** START Source material **

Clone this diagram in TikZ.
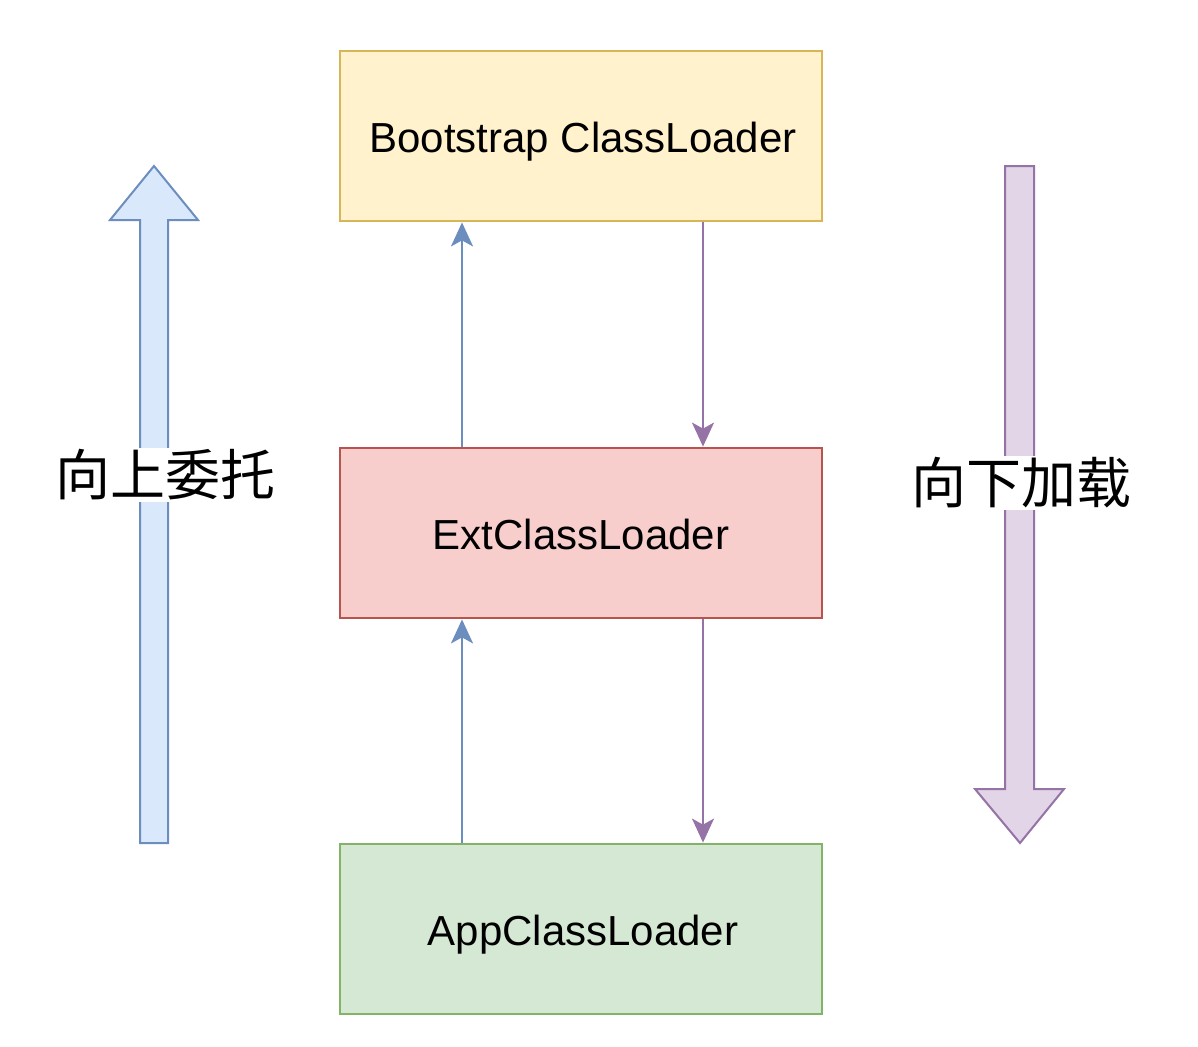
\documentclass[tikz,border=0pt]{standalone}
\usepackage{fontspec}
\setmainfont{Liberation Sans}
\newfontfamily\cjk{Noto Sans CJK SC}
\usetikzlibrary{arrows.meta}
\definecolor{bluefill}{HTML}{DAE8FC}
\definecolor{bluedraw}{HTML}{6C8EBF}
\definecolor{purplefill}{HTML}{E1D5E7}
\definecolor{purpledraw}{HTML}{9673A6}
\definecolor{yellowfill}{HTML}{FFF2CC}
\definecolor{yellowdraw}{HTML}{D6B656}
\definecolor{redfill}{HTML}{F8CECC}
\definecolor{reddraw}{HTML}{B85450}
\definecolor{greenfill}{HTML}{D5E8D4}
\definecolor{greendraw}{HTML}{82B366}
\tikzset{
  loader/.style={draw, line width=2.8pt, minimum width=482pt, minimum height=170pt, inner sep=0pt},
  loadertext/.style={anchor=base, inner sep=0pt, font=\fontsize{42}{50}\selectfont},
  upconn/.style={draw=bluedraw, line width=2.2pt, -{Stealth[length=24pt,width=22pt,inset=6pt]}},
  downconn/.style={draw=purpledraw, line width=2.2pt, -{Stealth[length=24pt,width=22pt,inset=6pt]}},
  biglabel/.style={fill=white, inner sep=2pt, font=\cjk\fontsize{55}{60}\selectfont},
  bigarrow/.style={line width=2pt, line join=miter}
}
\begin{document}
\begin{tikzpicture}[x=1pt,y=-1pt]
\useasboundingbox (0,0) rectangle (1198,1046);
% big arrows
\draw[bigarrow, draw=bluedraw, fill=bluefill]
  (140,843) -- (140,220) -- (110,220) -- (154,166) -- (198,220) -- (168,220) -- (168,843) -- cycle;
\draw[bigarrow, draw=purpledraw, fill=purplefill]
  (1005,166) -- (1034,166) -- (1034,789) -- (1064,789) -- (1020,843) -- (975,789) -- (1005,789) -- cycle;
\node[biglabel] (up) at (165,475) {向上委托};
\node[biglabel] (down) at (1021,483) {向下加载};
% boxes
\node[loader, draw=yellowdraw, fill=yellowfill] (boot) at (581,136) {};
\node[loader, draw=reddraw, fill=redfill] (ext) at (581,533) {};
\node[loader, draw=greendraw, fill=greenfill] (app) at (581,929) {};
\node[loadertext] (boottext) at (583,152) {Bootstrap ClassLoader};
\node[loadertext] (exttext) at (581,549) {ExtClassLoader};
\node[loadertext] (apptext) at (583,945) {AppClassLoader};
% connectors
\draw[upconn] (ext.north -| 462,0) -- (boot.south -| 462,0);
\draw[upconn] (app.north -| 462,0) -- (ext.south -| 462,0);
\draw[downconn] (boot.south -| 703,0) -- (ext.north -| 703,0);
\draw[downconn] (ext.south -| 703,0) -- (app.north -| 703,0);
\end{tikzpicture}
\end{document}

** END Source material **

Repeat the material verbatim. Do not carry over any picture.

- Task response:
Clone this diagram in TikZ.
\documentclass[tikz,border=0pt]{standalone}
\usepackage{fontspec}
\setmainfont{Liberation Sans}
\newfontfamily\cjk{Noto Sans CJK SC}
\usetikzlibrary{arrows.meta}
\definecolor{bluefill}{HTML}{DAE8FC}
\definecolor{bluedraw}{HTML}{6C8EBF}
\definecolor{purplefill}{HTML}{E1D5E7}
\definecolor{purpledraw}{HTML}{9673A6}
\definecolor{yellowfill}{HTML}{FFF2CC}
\definecolor{yellowdraw}{HTML}{D6B656}
\definecolor{redfill}{HTML}{F8CECC}
\definecolor{reddraw}{HTML}{B85450}
\definecolor{greenfill}{HTML}{D5E8D4}
\definecolor{greendraw}{HTML}{82B366}
\tikzset{
  loader/.style={draw, line width=2.8pt, minimum width=482pt, minimum height=170pt, inner sep=0pt},
  loadertext/.style={anchor=base, inner sep=0pt, font=\fontsize{42}{50}\selectfont},
  upconn/.style={draw=bluedraw, line width=2.2pt, -{Stealth[length=24pt,width=22pt,inset=6pt]}},
  downconn/.style={draw=purpledraw, line width=2.2pt, -{Stealth[length=24pt,width=22pt,inset=6pt]}},
  biglabel/.style={fill=white, inner sep=2pt, font=\cjk\fontsize{55}{60}\selectfont},
  bigarrow/.style={line width=2pt, line join=miter}
}
\begin{document}
\begin{tikzpicture}[x=1pt,y=-1pt]
\useasboundingbox (0,0) rectangle (1198,1046);
% big arrows
\draw[bigarrow, draw=bluedraw, fill=bluefill]
  (140,843) -- (140,220) -- (110,220) -- (154,166) -- (198,220) -- (168,220) -- (168,843) -- cycle;
\draw[bigarrow, draw=purpledraw, fill=purplefill]
  (1005,166) -- (1034,166) -- (1034,789) -- (1064,789) -- (1020,843) -- (975,789) -- (1005,789) -- cycle;
\node[biglabel] (up) at (165,475) {向上委托};
\node[biglabel] (down) at (1021,483) {向下加载};
% boxes
\node[loader, draw=yellowdraw, fill=yellowfill] (boot) at (581,136) {};
\node[loader, draw=reddraw, fill=redfill] (ext) at (581,533) {};
\node[loader, draw=greendraw, fill=greenfill] (app) at (581,929) {};
\node[loadertext] (boottext) at (583,152) {Bootstrap ClassLoader};
\node[loadertext] (exttext) at (581,549) {ExtClassLoader};
\node[loadertext] (apptext) at (583,945) {AppClassLoader};
% connectors
\draw[upconn] (ext.north -| 462,0) -- (boot.south -| 462,0);
\draw[upconn] (app.north -| 462,0) -- (ext.south -| 462,0);
\draw[downconn] (boot.south -| 703,0) -- (ext.north -| 703,0);
\draw[downconn] (ext.south -| 703,0) -- (app.north -| 703,0);
\end{tikzpicture}
\end{document}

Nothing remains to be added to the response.